GOAL. Give again only the lines running from the one with "Output the component" through the one with "const AXIS_GRAY = '#858585';", inclusive. Omit every picture.

Entries with chart source code.
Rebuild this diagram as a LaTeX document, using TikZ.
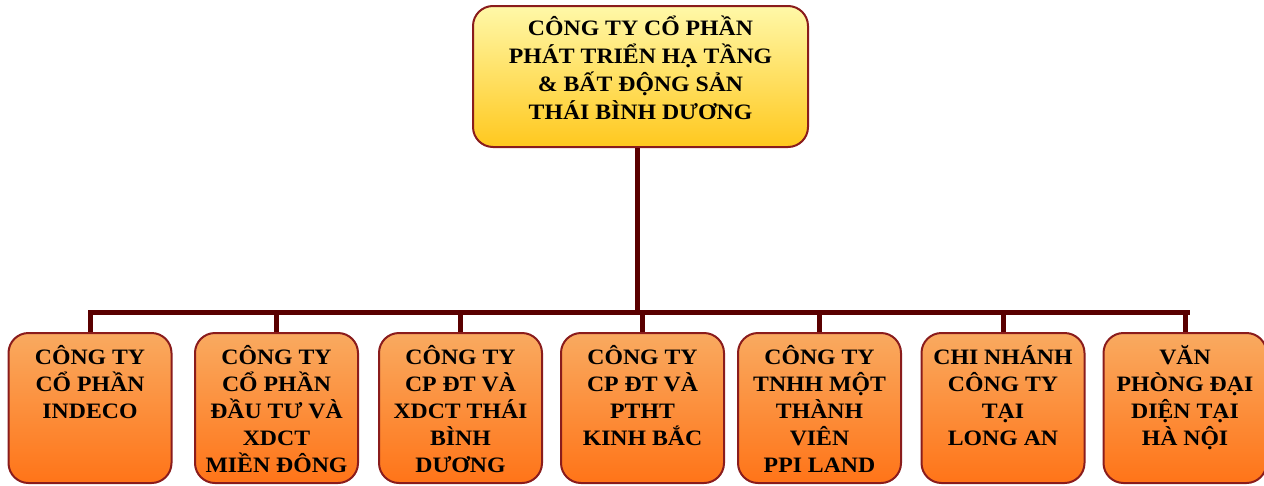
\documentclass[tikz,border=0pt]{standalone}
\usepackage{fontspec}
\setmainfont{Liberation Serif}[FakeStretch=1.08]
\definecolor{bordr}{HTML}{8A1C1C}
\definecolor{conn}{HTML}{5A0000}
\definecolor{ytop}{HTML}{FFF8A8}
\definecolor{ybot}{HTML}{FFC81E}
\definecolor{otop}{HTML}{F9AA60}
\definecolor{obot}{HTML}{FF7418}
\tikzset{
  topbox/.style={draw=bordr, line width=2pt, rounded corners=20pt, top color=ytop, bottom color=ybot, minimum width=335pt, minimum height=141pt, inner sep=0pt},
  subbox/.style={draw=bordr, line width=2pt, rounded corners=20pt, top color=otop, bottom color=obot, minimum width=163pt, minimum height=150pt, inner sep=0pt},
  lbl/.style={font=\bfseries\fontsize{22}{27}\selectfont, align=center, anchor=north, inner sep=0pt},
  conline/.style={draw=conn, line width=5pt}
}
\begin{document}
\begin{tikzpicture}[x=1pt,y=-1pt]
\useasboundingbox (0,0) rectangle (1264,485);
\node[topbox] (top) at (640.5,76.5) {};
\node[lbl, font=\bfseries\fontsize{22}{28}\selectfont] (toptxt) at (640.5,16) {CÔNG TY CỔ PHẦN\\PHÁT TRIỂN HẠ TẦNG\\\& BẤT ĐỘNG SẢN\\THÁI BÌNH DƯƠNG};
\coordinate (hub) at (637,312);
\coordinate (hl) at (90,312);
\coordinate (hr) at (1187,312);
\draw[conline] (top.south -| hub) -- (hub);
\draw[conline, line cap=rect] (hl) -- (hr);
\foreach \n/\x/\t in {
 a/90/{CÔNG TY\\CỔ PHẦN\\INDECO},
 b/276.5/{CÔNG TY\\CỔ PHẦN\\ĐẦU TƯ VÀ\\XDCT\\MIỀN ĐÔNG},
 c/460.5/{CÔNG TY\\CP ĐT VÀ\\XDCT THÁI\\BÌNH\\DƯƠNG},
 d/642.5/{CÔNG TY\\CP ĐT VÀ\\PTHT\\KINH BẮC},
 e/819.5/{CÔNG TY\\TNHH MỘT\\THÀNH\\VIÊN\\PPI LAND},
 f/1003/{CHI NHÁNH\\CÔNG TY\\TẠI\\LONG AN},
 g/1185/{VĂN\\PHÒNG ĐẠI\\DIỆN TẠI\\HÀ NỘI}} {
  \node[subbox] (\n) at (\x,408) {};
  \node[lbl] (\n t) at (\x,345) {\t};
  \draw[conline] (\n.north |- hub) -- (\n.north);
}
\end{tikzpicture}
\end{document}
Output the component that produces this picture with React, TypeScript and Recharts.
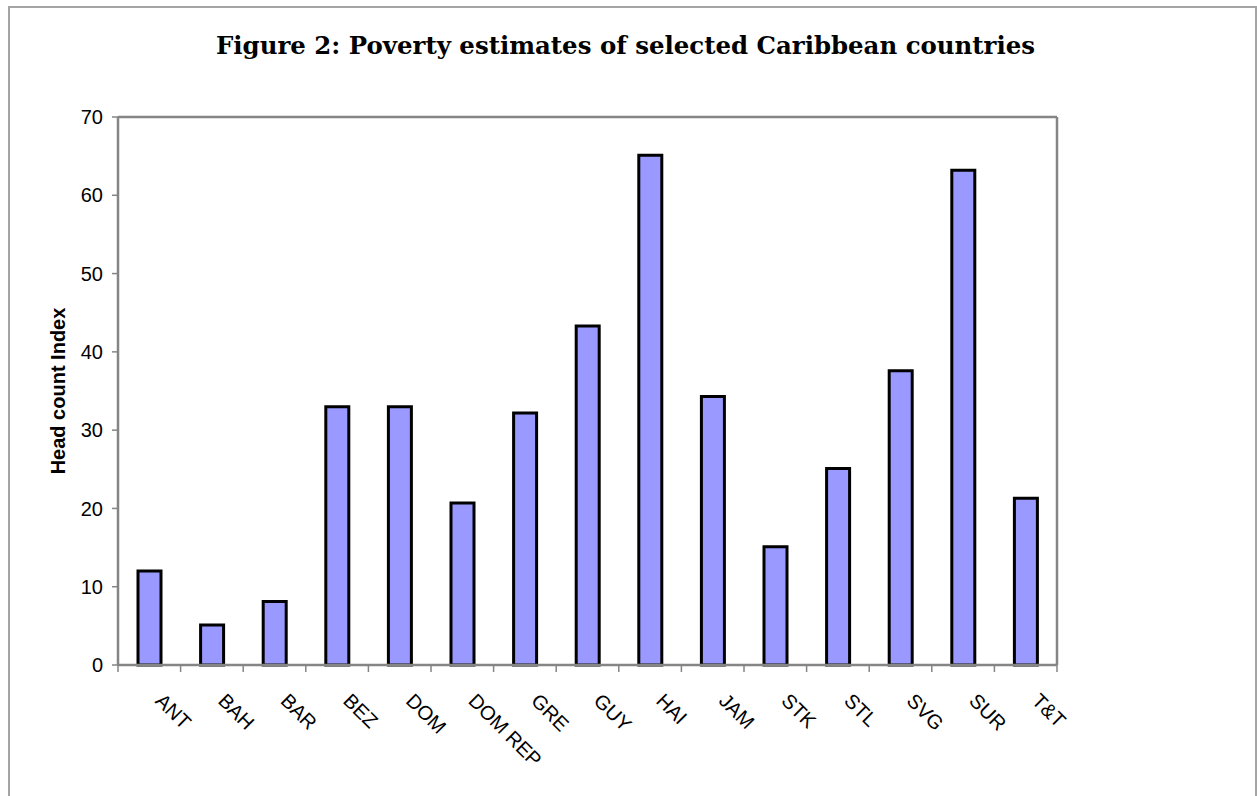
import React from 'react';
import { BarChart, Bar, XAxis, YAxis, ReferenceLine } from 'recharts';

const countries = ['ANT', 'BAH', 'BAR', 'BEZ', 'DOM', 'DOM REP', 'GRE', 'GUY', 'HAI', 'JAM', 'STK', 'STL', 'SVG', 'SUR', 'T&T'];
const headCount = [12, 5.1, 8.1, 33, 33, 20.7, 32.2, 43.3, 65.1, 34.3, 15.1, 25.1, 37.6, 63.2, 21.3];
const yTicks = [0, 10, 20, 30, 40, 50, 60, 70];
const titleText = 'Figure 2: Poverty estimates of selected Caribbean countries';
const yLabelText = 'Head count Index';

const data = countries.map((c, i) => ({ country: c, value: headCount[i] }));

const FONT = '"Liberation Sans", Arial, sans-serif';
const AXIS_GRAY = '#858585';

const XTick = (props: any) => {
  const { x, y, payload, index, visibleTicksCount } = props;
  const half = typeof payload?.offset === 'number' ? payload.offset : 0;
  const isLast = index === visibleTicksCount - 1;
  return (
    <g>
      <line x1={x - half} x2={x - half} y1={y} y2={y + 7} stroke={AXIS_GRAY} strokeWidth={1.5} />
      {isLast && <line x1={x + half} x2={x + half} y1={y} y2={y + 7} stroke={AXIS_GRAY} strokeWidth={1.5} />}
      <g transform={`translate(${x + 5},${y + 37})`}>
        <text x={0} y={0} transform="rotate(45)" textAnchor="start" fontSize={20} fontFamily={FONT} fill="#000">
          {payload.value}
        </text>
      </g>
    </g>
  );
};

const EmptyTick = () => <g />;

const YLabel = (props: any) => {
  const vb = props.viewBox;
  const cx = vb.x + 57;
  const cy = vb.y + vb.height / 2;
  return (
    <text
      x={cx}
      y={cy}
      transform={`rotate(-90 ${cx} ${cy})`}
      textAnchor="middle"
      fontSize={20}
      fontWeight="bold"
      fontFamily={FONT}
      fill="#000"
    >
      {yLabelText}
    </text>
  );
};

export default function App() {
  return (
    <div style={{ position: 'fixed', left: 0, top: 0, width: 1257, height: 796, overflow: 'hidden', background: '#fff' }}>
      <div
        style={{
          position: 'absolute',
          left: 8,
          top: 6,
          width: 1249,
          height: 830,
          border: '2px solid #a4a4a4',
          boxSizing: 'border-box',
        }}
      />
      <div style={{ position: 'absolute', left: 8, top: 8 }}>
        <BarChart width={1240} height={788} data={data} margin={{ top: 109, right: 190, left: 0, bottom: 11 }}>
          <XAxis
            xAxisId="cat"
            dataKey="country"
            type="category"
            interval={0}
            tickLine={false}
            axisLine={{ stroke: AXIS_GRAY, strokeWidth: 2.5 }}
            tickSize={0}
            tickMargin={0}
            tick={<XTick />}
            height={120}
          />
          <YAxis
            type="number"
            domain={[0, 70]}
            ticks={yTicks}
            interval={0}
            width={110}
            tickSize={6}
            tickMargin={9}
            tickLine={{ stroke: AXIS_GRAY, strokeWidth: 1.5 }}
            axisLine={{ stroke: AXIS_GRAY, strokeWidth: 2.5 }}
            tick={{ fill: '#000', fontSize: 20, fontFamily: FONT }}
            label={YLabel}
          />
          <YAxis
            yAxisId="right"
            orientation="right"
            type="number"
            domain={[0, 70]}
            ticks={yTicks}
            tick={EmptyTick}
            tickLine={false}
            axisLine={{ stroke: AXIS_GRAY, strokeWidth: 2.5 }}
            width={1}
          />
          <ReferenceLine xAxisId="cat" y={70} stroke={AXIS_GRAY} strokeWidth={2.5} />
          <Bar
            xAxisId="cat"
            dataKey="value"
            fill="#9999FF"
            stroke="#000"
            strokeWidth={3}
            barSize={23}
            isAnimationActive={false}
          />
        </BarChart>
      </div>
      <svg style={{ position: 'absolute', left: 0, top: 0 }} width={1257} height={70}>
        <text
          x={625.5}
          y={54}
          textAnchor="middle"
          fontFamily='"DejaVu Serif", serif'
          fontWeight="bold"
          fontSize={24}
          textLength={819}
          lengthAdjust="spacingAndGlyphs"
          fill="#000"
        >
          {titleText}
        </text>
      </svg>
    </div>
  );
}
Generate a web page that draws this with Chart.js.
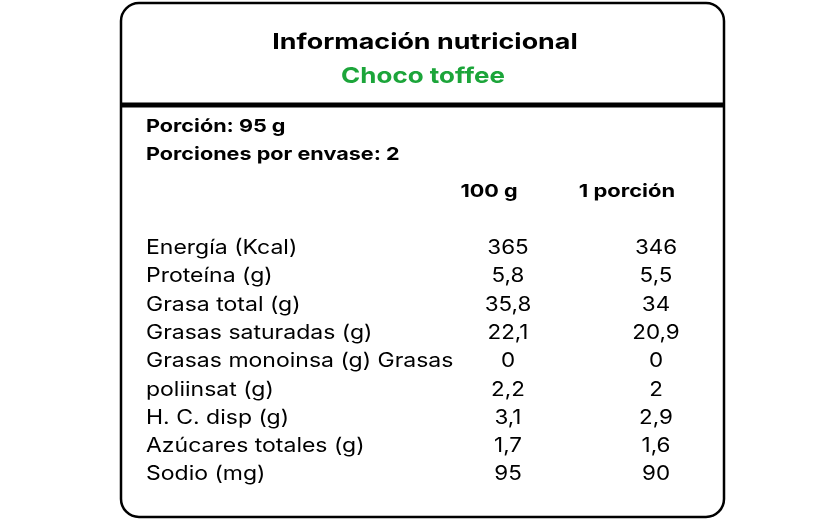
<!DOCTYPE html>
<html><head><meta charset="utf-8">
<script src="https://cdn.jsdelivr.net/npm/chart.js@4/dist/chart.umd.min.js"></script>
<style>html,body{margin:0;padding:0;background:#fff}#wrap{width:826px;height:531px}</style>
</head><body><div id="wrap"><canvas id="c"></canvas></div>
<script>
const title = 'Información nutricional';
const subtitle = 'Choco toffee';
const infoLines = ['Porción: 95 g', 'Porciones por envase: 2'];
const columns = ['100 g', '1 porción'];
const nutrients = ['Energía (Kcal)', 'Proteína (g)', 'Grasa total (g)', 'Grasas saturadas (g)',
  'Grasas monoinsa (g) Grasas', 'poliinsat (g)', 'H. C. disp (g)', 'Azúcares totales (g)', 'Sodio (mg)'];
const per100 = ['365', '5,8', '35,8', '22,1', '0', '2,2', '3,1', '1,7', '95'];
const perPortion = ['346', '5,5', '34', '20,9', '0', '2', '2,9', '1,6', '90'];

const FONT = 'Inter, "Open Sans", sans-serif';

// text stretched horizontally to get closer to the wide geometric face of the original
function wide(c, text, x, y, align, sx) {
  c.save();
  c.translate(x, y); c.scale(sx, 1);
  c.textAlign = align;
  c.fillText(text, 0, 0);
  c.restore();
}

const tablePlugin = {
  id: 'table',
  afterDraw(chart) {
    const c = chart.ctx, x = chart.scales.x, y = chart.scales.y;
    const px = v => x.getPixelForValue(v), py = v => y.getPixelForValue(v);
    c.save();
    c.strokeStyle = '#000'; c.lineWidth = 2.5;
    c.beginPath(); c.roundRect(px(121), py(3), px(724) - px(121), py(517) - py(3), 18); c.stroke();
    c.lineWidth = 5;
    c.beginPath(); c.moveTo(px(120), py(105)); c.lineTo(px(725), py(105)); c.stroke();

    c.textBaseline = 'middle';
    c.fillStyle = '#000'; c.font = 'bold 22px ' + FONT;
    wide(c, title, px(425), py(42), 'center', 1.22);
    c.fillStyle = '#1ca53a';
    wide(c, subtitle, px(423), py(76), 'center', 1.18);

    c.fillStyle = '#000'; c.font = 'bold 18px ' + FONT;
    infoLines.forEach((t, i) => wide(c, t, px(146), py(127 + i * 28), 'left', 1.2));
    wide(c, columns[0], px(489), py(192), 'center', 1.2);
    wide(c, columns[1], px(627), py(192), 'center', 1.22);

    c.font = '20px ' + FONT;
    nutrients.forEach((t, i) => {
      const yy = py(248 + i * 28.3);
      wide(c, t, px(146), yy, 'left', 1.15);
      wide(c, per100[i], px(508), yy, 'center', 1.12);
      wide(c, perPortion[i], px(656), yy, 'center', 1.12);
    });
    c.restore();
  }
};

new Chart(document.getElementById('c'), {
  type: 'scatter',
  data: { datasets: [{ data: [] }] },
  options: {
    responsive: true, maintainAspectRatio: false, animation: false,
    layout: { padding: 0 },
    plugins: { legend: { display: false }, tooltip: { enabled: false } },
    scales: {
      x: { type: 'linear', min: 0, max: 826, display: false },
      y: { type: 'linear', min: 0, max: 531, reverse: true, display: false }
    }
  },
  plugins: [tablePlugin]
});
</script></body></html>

EXERCISE SOLUTION.
Output the component that produces this picture with React, TypeScript and Recharts.
import React from 'react';
import { BarChart, Bar, XAxis, YAxis, ReferenceLine } from 'recharts';

const countries = ['ANT', 'BAH', 'BAR', 'BEZ', 'DOM', 'DOM REP', 'GRE', 'GUY', 'HAI', 'JAM', 'STK', 'STL', 'SVG', 'SUR', 'T&T'];
const headCount = [12, 5.1, 8.1, 33, 33, 20.7, 32.2, 43.3, 65.1, 34.3, 15.1, 25.1, 37.6, 63.2, 21.3];
const yTicks = [0, 10, 20, 30, 40, 50, 60, 70];
const titleText = 'Figure 2: Poverty estimates of selected Caribbean countries';
const yLabelText = 'Head count Index';

const data = countries.map((c, i) => ({ country: c, value: headCount[i] }));

const FONT = '"Liberation Sans", Arial, sans-serif';
const AXIS_GRAY = '#858585';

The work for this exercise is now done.